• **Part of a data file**
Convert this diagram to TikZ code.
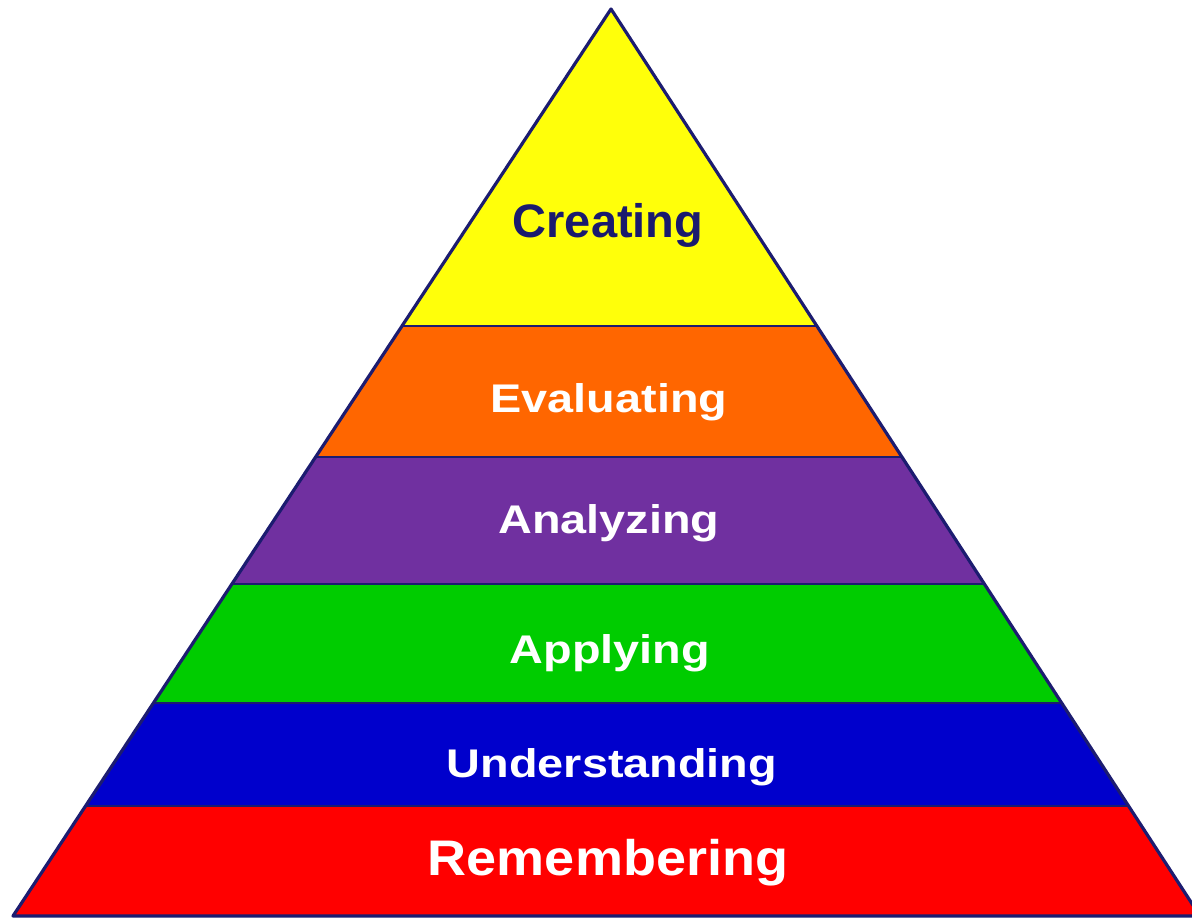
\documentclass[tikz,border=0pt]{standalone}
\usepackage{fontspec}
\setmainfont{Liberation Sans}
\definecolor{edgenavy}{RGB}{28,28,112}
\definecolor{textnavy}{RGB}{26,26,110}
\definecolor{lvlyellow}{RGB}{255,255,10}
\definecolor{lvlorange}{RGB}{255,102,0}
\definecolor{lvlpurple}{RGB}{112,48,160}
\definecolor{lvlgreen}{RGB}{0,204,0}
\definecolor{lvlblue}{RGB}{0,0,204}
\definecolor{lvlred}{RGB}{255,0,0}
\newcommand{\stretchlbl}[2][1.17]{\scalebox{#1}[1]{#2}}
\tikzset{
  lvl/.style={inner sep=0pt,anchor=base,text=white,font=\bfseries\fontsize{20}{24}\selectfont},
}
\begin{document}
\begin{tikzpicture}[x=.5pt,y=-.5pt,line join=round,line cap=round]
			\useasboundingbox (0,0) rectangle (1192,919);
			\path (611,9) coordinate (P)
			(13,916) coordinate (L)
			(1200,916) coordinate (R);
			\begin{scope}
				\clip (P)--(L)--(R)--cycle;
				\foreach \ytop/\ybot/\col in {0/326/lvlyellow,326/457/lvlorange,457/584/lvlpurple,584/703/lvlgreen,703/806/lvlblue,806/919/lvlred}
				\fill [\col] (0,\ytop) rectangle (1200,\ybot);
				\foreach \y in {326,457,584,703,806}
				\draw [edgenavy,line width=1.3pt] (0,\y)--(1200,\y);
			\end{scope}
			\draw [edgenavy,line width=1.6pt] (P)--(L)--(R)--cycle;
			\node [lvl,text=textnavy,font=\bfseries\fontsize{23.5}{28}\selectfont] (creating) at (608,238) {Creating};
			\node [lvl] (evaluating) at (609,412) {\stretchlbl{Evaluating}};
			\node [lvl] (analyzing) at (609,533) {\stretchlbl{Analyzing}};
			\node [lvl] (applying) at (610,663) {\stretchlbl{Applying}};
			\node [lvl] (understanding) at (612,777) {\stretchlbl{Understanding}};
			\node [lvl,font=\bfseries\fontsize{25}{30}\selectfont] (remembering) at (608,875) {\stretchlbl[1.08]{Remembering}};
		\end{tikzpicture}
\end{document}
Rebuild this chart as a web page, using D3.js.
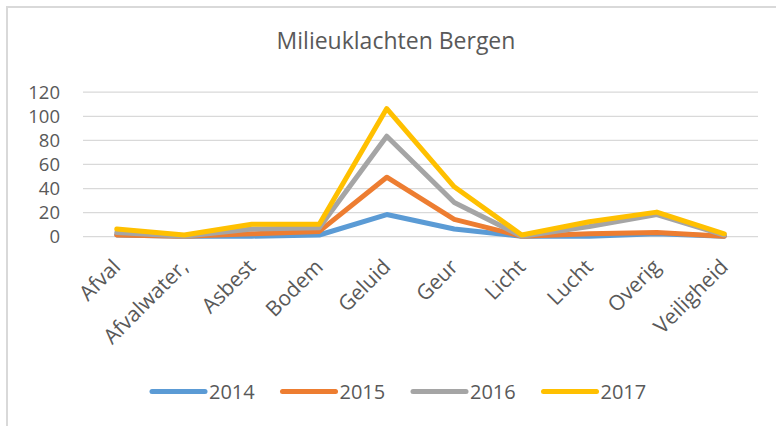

• **Problem**
Give back each entry exactly as it appears, with no pictures.

• **Exercise response**
Convert this diagram to TikZ code.
\documentclass[tikz,border=0pt]{standalone}
\usepackage{fontspec}
\setmainfont{Liberation Sans}
\definecolor{edgenavy}{RGB}{28,28,112}
\definecolor{textnavy}{RGB}{26,26,110}
\definecolor{lvlyellow}{RGB}{255,255,10}
\definecolor{lvlorange}{RGB}{255,102,0}
\definecolor{lvlpurple}{RGB}{112,48,160}
\definecolor{lvlgreen}{RGB}{0,204,0}
\definecolor{lvlblue}{RGB}{0,0,204}
\definecolor{lvlred}{RGB}{255,0,0}
\newcommand{\stretchlbl}[2][1.17]{\scalebox{#1}[1]{#2}}
\tikzset{
  lvl/.style={inner sep=0pt,anchor=base,text=white,font=\bfseries\fontsize{20}{24}\selectfont},
}
\begin{document}
\begin{tikzpicture}[x=.5pt,y=-.5pt,line join=round,line cap=round]
			\useasboundingbox (0,0) rectangle (1192,919);
			\path (611,9) coordinate (P)
			(13,916) coordinate (L)
			(1200,916) coordinate (R);
			\begin{scope}
				\clip (P)--(L)--(R)--cycle;
				\foreach \ytop/\ybot/\col in {0/326/lvlyellow,326/457/lvlorange,457/584/lvlpurple,584/703/lvlgreen,703/806/lvlblue,806/919/lvlred}
				\fill [\col] (0,\ytop) rectangle (1200,\ybot);
				\foreach \y in {326,457,584,703,806}
				\draw [edgenavy,line width=1.3pt] (0,\y)--(1200,\y);
			\end{scope}
			\draw [edgenavy,line width=1.6pt] (P)--(L)--(R)--cycle;
			\node [lvl,text=textnavy,font=\bfseries\fontsize{23.5}{28}\selectfont] (creating) at (608,238) {Creating};
			\node [lvl] (evaluating) at (609,412) {\stretchlbl{Evaluating}};
			\node [lvl] (analyzing) at (609,533) {\stretchlbl{Analyzing}};
			\node [lvl] (applying) at (610,663) {\stretchlbl{Applying}};
			\node [lvl] (understanding) at (612,777) {\stretchlbl{Understanding}};
			\node [lvl,font=\bfseries\fontsize{25}{30}\selectfont] (remembering) at (608,875) {\stretchlbl[1.08]{Remembering}};
		\end{tikzpicture}
\end{document}
Rebuild this chart as a web page, using D3.js.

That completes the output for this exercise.